Sulla scrittura «piatta» di Annie Ernaux
di Ornella Tajani
Sono rimasta colpita dalle critiche mosse alla scrittura «piatta» di Annie Ernaux all’indomani del Nobel, come se tale scrittura fosse in fondo facile, non letteraria, robetta: mi è sembrato quasi il «potrei farlo anch’io» che si sente davanti alle attese di Lucio Fontana, per fare un esempio.
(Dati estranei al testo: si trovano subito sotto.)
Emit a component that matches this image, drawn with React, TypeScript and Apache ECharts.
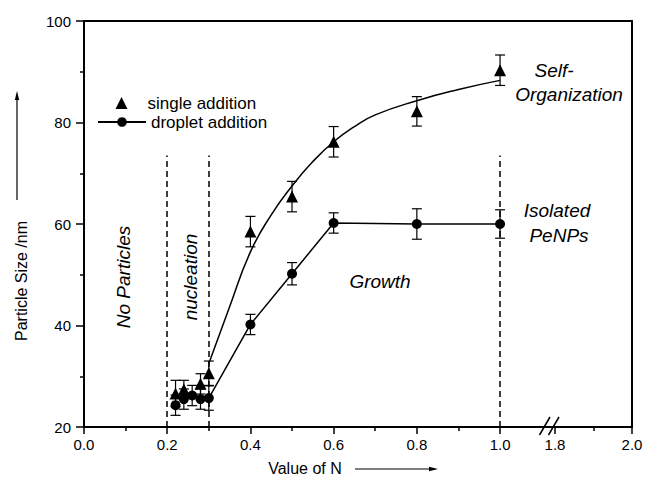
import React, { useEffect, useRef } from 'react';
import * as echarts from 'echarts';

// ---- data ----
const singleX = [0.22, 0.24, 0.28, 0.3, 0.4, 0.5, 0.6, 0.8, 1.0];
const singleY = [26.6, 27.4, 28.5, 30.6, 58.5, 65.4, 76.2, 82.2, 90.3];
const singleErr = [2.6, 1.8, 2, 2.4, 3, 3, 3, 2.9, 3];

const dropletX = [0.22, 0.24, 0.26, 0.28, 0.3, 0.4, 0.5, 0.6, 0.8, 1.0];
const dropletY = [24.3, 25.5, 26.2, 25.5, 25.7, 40.2, 50.2, 60.2, 60, 60];
const dropletErr = [2, 2, 2, 2, 2.4, 2, 2.2, 2, 3, 2.8];
const dropletLineStart = 0.3;

const fitX = [0.3, 0.35, 0.4, 0.45, 0.5, 0.55, 0.6, 0.65, 0.7, 0.8, 0.9, 1.0];
const fitY = [32.5, 43.7, 54.5, 61.8, 67.5, 72.3, 76.2, 79.2, 81.5, 84.3, 86.5, 88.3];

const phaseBoundaries = [0.2, 0.3, 1.0];
const boundaryTop = 73.5;

const xMajorLeft = [0, 0.2, 0.4, 0.6, 0.8, 1.0];
const xMinorLeft = [0.1, 0.3, 0.5, 0.7, 0.9];
const xMajorRight = [1.8, 2.0];
const xMinorRight = [1.9];

const FONT = '"Liberation Sans", Arial, Helvetica, sans-serif';
const BLACK = '#000';

function buildOption(): any {
  const lineW = 2;
  const axisLine = { show: true, onZero: false, lineStyle: { color: BLACK, width: lineW } };
  const noLine = { show: false };
  const hiddenLabel = { show: false };
  const noTick = { show: false };
  const tickStyle = { color: BLACK, width: 1.5 };
  const labelStyle = { color: BLACK, fontSize: 15, fontFamily: FONT };

  const errSingle = singleX.map((x, i) => [x, singleY[i] - singleErr[i], singleY[i] + singleErr[i]]);
  const errDroplet = dropletX.map((x, i) => [x, dropletY[i] - dropletErr[i], dropletY[i] + dropletErr[i]]);

  const renderErr = (params: any, api: any) => {
    const x = api.value(0);
    const lo = api.coord([x, api.value(1)]);
    const hi = api.coord([x, api.value(2)]);
    const w = 5;
    const st = { stroke: BLACK, lineWidth: 1.2 };
    return {
      type: 'group',
      children: [
        { type: 'line', shape: { x1: lo[0], y1: lo[1], x2: hi[0], y2: hi[1] }, style: st },
        { type: 'line', shape: { x1: hi[0] - w, y1: hi[1], x2: hi[0] + w, y2: hi[1] }, style: st },
        { type: 'line', shape: { x1: lo[0] - w, y1: lo[1], x2: lo[0] + w, y2: lo[1] }, style: st },
      ],
    };
  };

  const ital = (text: string, x: number, y: number, rot = 0) => ({
    type: 'text',
    x,
    y,
    rotation: rot,
    silent: true,
    style: {
      text,
      fill: BLACK,
      fontSize: 19,
      fontStyle: 'italic',
      fontFamily: FONT,
      align: 'center',
      verticalAlign: 'middle',
    },
  });

  const legendText = { color: BLACK, fontSize: 17, fontFamily: FONT };

  return {
    animation: false,
    backgroundColor: '#fff',
    textStyle: { fontFamily: FONT },
    grid: [
      { left: 84, top: 21, width: 461, height: 406, outerBoundsMode: 'none' },
      { left: 545, top: 21, width: 87, height: 406, outerBoundsMode: 'none' },
    ],
    xAxis: [
      {
        type: 'value', gridIndex: 0, min: 0, max: 1.108, position: 'bottom',
        axisLine, splitLine: { show: false },
        axisTick: { show: true, length: 7, lineStyle: tickStyle, customValues: xMajorLeft },
        axisLabel: { ...labelStyle, margin: 10, customValues: xMajorLeft, formatter: (v: number) => v.toFixed(1) },
      },
      {
        type: 'value', gridIndex: 0, min: 0, max: 1.108, position: 'bottom',
        axisLine: noLine, splitLine: { show: false },
        axisTick: { show: true, length: 4, lineStyle: tickStyle, customValues: xMinorLeft },
        axisLabel: hiddenLabel,
      },
      {
        type: 'value', gridIndex: 0, min: 0, max: 1.108, position: 'top',
        axisLine, splitLine: { show: false }, axisTick: noTick, axisLabel: hiddenLabel,
      },
      {
        type: 'value', gridIndex: 1, min: 1.774, max: 2.0, position: 'bottom',
        axisLine, splitLine: { show: false },
        axisTick: { show: true, length: 7, lineStyle: tickStyle, customValues: xMajorRight },
        axisLabel: { ...labelStyle, margin: 10, customValues: xMajorRight, formatter: (v: number) => v.toFixed(1) },
      },
      {
        type: 'value', gridIndex: 1, min: 1.774, max: 2.0, position: 'bottom',
        axisLine: noLine, splitLine: { show: false },
        axisTick: { show: true, length: 4, lineStyle: tickStyle, customValues: xMinorRight },
        axisLabel: hiddenLabel,
      },
      {
        type: 'value', gridIndex: 1, min: 1.774, max: 2.0, position: 'top',
        axisLine, splitLine: { show: false }, axisTick: noTick, axisLabel: hiddenLabel,
      },
    ],
    yAxis: [
      {
        type: 'value', gridIndex: 0, min: 20, max: 100, interval: 20, position: 'left',
        axisLine, splitLine: { show: false },
        axisTick: { show: true, length: 8, lineStyle: tickStyle },
        minorTick: { show: true, splitNumber: 2, length: 4, lineStyle: tickStyle },
        minorSplitLine: { show: false },
        axisLabel: { ...labelStyle, margin: 13 },
      },
      {
        type: 'value', gridIndex: 1, min: 20, max: 100, interval: 20, position: 'right',
        axisLine, splitLine: { show: false }, axisTick: noTick, axisLabel: hiddenLabel,
      },
    ],
    legend: [
      {
        data: [{ name: 'single addition', icon: 'path://M5,0L10,10L0,10Z' }],
        left: 115.5, top: 94.5, padding: 0, itemWidth: 12, itemHeight: 12,
        selectedMode: false,
        textStyle: { ...legendText, padding: [0, 0, 0, 15] },
      },
      {
        data: ['droplet addition'],
        left: 97, top: 113.5, padding: 0, itemWidth: 48, itemHeight: 12,
        selectedMode: false,
        textStyle: legendText,
      },
    ],
    series: [
      {
        type: 'custom', name: 'err single', xAxisIndex: 0, yAxisIndex: 0,
        data: errSingle, renderItem: renderErr, silent: true, encode: { x: 0, y: [1, 2] },
      },
      {
        type: 'custom', name: 'err droplet', xAxisIndex: 0, yAxisIndex: 0,
        data: errDroplet, renderItem: renderErr, silent: true, encode: { x: 0, y: [1, 2] },
      },
      {
        type: 'line', name: 'fit', xAxisIndex: 0, yAxisIndex: 0,
        data: fitX.map((x, i) => [x, fitY[i]]),
        smooth: true, symbol: 'none', silent: true,
        lineStyle: { color: BLACK, width: 1.5 },
        markLine: {
          silent: true,
          symbol: ['none', 'none'],
          label: { show: false },
          lineStyle: { color: BLACK, type: [6, 4], width: 1.5 },
          data: phaseBoundaries.map((x) => [{ coord: [x, 20] }, { coord: [x, boundaryTop] }]),
        },
      },
      {
        type: 'scatter', name: 'single addition', xAxisIndex: 0, yAxisIndex: 0,
        data: singleX.map((x, i) => [x, singleY[i]]),
        symbol: 'triangle', symbolSize: 12, silent: true,
        itemStyle: { color: BLACK, opacity: 1 },
      },
      {
        type: 'line', name: 'droplet addition', xAxisIndex: 0, yAxisIndex: 0,
        data: dropletX.map((x, i) => [x, dropletY[i]]).filter((d) => d[0] >= dropletLineStart),
        symbol: 'circle', symbolSize: 10, showAllSymbol: true, silent: true,
        lineStyle: { color: BLACK, width: 1.5 },
        itemStyle: { color: BLACK },
      },
      {
        type: 'scatter', name: 'droplet cluster', xAxisIndex: 0, yAxisIndex: 0,
        data: dropletX.map((x, i) => [x, dropletY[i]]).filter((d) => d[0] < dropletLineStart),
        symbol: 'circle', symbolSize: 10, silent: true,
        itemStyle: { color: BLACK, opacity: 1 },
      },
    ],
    graphic: [
      // axis break marks
      { type: 'line', silent: true, shape: { x1: 539.5, y1: 435, x2: 550, y2: 417 }, style: { stroke: BLACK, lineWidth: 1.5 } },
      { type: 'line', silent: true, shape: { x1: 548.5, y1: 435, x2: 559, y2: 417 }, style: { stroke: BLACK, lineWidth: 1.5 } },
      // axis titles
      {
        type: 'text', x: 21, y: 281, rotation: Math.PI / 2, silent: true,
        style: { text: 'Particle Size /nm', fill: BLACK, fontSize: 16, fontFamily: FONT, align: 'center', verticalAlign: 'middle' },
      },
      { type: 'line', silent: true, shape: { x1: 17, y1: 200, x2: 17, y2: 97 }, style: { stroke: BLACK, lineWidth: 1.2 } },
      { type: 'polygon', silent: true, shape: { points: [[17, 91], [14.8, 100], [19.2, 100]] }, style: { fill: BLACK } },
      {
        type: 'text', x: 305, y: 468, silent: true,
        style: { text: 'Value of N', fill: BLACK, fontSize: 16, fontFamily: FONT, align: 'center', verticalAlign: 'middle' },
      },
      { type: 'line', silent: true, shape: { x1: 355, y1: 469, x2: 432, y2: 469 }, style: { stroke: BLACK, lineWidth: 1.2 } },
      { type: 'polygon', silent: true, shape: { points: [[438, 469], [429, 466.8], [429, 471.2]] }, style: { fill: BLACK } },
      // annotations
      ital('No Particles', 123, 277, Math.PI / 2),
      ital('nucleation', 190, 277, Math.PI / 2),
      ital('Growth', 380, 281),
      ital('Self-', 554, 70),
      ital('Organization', 569, 94),
      ital('Isolated', 557, 210),
      ital('PeNPs', 559, 235),
    ],
  };
}

export default function App() {
  const ref = useRef<HTMLDivElement>(null);
  useEffect(() => {
    if (!ref.current) return;
    const chart = echarts.init(ref.current, null, { renderer: 'svg' });
    chart.setOption(buildOption());
    return () => {
      chart.dispose();
    };
  }, []);
  return (
    <div
      ref={ref}
      style={{ position: 'fixed', left: 0, top: 0, width: 645, height: 483, background: '#fff' }}
    />
  );
}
Nel mio piccolo non credo di aver mai usato questa definizione per parlare della sua opera, preferendo quella di scrittura misurata, che procede per sottrazione, raggiungendo una sapiente condensazione. Per questi motivi non è affatto una lingua facile da tradurre – come per altri versi non lo è quella di Ágota Kristóf -, lo si capisce anche soltanto quando si è alle prese con un passaggio da inserire in italiano nella recensione a un suo testo ancora inedito: a volte una frase, che magari prevede una rapida successione di immagini perfettamente montate, appare come un minerale, impossibile da scomporre o da scalfire.
La definizione di «scrittura piatta» rinvia all’écriture blanche, usata da Roland Barthes nel parlare, fra gli altri, di Camus (associazione che Ernaux ha in realtà rifiutato); è lei stessa a utilizzarla in varie occasioni, ad esempio nel video che segue, in cui spiega che cosa intende: intende il fatto che quando scrive non sceglie un termine perché è “beau”, ma perché è ”juste”.
Con estrema semplicità ed efficacia, Ernaux fornisce una chiave della propria opera, che va oltre lo stile; e, se vogliamo soffermarci sullo stile e sulla sua presunta scarsa complessità, risulta evidente quanto trovare il termine “giusto, esatto” sia molto, molto più difficile che trovarne uno bello.